## start Data listing

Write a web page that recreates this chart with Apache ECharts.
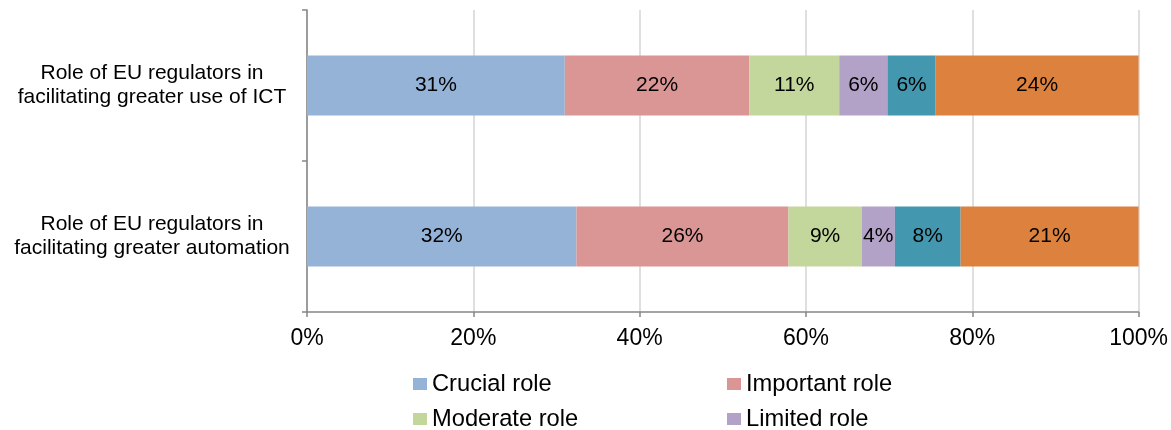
<!DOCTYPE html>
<html>
<head>
<meta charset="utf-8">
<script src="https://cdn.jsdelivr.net/npm/echarts@6/dist/echarts.min.js"></script>
<style>
html,body{margin:0;padding:0;background:#fff;}
#chart{width:1171px;height:430px;}
</style>
</head>
<body>
<div id="chart"></div>
<script>
const categories = ['Role of EU regulators in\nfacilitating greater use of ICT', 'Role of EU regulators in\nfacilitating greater automation'];
const seriesNames = ['Crucial role', 'Important role', 'Moderate role', 'Limited role', 'No role', "Don't know"];
const crucial = [31.0, 32.4];
const important = [22.2, 25.5];
const moderate = [10.8, 8.8];
const limited = [5.8, 4.0];
const noRole = [5.8, 7.9];
const dontKnow = [24.4, 21.4];
const xTicks = [0, 20, 40, 60, 80, 100];

const colors = ['#95b3d7', '#d99694', '#c3d69b', '#b3a2c7', '#4397ae', '#dd823e'];
const values = [crucial, important, moderate, limited, noRole, dontKnow];
const FONT = '"Liberation Sans", Arial, sans-serif';

function legendItem(name, left, top) {
  return {
    data: [name], left: left, top: top, padding: 0,
    itemWidth: 14, itemHeight: 12, icon: 'rect',
    textStyle: {fontSize: 23.7, lineHeight: 24, color: '#000', fontFamily: FONT}
  };
}

const chart = echarts.init(document.getElementById('chart'), null, {renderer: 'canvas'});
chart.setOption({
  animation: false,
  textStyle: {fontFamily: FONT},
  grid: {left: 307, right: 32, top: 10, bottom: 118, containLabel: false},
  legend: [
    legendItem(seriesNames[0], 413, 372),
    legendItem(seriesNames[1], 727, 372),
    legendItem(seriesNames[2], 413, 407),
    legendItem(seriesNames[3], 727, 407)
  ],
  xAxis: {
    type: 'value', min: xTicks[0], max: xTicks[xTicks.length - 1], interval: 20,
    axisLine: {show: true, lineStyle: {color: '#868686', width: 1.5}},
    axisTick: {show: true, length: 5, lineStyle: {color: '#868686', width: 1.5}},
    axisLabel: {formatter: '{value}%', fontSize: 23, color: '#000', margin: 15, fontFamily: FONT},
    splitLine: {show: true, lineStyle: {color: '#d4d4d4', width: 1.5}}
  },
  yAxis: {
    type: 'category', data: categories, inverse: true,
    axisLine: {show: true, lineStyle: {color: '#868686', width: 1.5}},
    axisTick: {show: true, length: 5, lineStyle: {color: '#868686', width: 1.5}},
    axisLabel: {fontSize: 21, color: '#000', lineHeight: 24, align: 'center', margin: 155, fontFamily: FONT}
  },
  series: seriesNames.map((name, i) => ({
    name: name, type: 'bar', stack: 'total', barWidth: 60,
    data: values[i],
    itemStyle: {color: colors[i]},
    label: {show: true, position: 'inside', color: '#000', fontSize: 21, fontFamily: FONT,
      formatter: p => Math.round(p.value) + '%'}
  }))
});
</script>
</body>
</html>
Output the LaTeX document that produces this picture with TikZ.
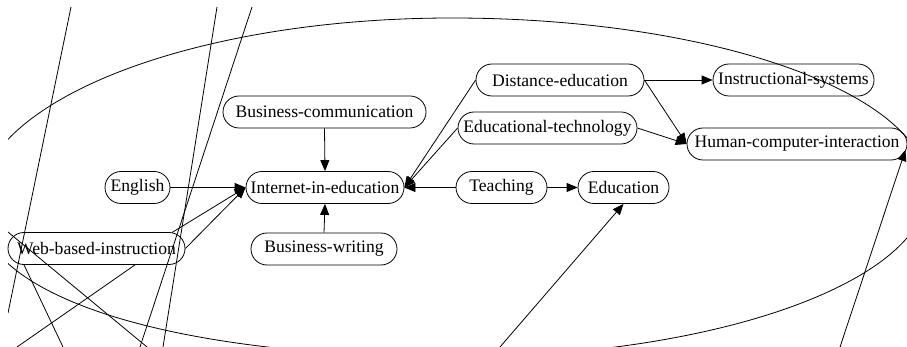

## end Data listing

**Work required:** Repeat the preceding records precisely, and leave every picture out of the copy.

**Completed exercise:**
Write a web page that recreates this chart with Apache ECharts.
<!DOCTYPE html>
<html>
<head>
<meta charset="utf-8">
<script src="https://cdn.jsdelivr.net/npm/echarts@6/dist/echarts.min.js"></script>
<style>
html,body{margin:0;padding:0;background:#fff;}
#chart{width:1171px;height:430px;}
</style>
</head>
<body>
<div id="chart"></div>
<script>
const categories = ['Role of EU regulators in\nfacilitating greater use of ICT', 'Role of EU regulators in\nfacilitating greater automation'];
const seriesNames = ['Crucial role', 'Important role', 'Moderate role', 'Limited role', 'No role', "Don't know"];
const crucial = [31.0, 32.4];
const important = [22.2, 25.5];
const moderate = [10.8, 8.8];
const limited = [5.8, 4.0];
const noRole = [5.8, 7.9];
const dontKnow = [24.4, 21.4];
const xTicks = [0, 20, 40, 60, 80, 100];

const colors = ['#95b3d7', '#d99694', '#c3d69b', '#b3a2c7', '#4397ae', '#dd823e'];
const values = [crucial, important, moderate, limited, noRole, dontKnow];
const FONT = '"Liberation Sans", Arial, sans-serif';

function legendItem(name, left, top) {
  return {
    data: [name], left: left, top: top, padding: 0,
    itemWidth: 14, itemHeight: 12, icon: 'rect',
    textStyle: {fontSize: 23.7, lineHeight: 24, color: '#000', fontFamily: FONT}
  };
}

const chart = echarts.init(document.getElementById('chart'), null, {renderer: 'canvas'});
chart.setOption({
  animation: false,
  textStyle: {fontFamily: FONT},
  grid: {left: 307, right: 32, top: 10, bottom: 118, containLabel: false},
  legend: [
    legendItem(seriesNames[0], 413, 372),
    legendItem(seriesNames[1], 727, 372),
    legendItem(seriesNames[2], 413, 407),
    legendItem(seriesNames[3], 727, 407)
  ],
  xAxis: {
    type: 'value', min: xTicks[0], max: xTicks[xTicks.length - 1], interval: 20,
    axisLine: {show: true, lineStyle: {color: '#868686', width: 1.5}},
    axisTick: {show: true, length: 5, lineStyle: {color: '#868686', width: 1.5}},
    axisLabel: {formatter: '{value}%', fontSize: 23, color: '#000', margin: 15, fontFamily: FONT},
    splitLine: {show: true, lineStyle: {color: '#d4d4d4', width: 1.5}}
  },
  yAxis: {
    type: 'category', data: categories, inverse: true,
    axisLine: {show: true, lineStyle: {color: '#868686', width: 1.5}},
    axisTick: {show: true, length: 5, lineStyle: {color: '#868686', width: 1.5}},
    axisLabel: {fontSize: 21, color: '#000', lineHeight: 24, align: 'center', margin: 155, fontFamily: FONT}
  },
  series: seriesNames.map((name, i) => ({
    name: name, type: 'bar', stack: 'total', barWidth: 60,
    data: values[i],
    itemStyle: {color: colors[i]},
    label: {show: true, position: 'inside', color: '#000', fontSize: 21, fontFamily: FONT,
      formatter: p => Math.round(p.value) + '%'}
  }))
});
</script>
</body>
</html>
Output the LaTeX document that produces this picture with TikZ.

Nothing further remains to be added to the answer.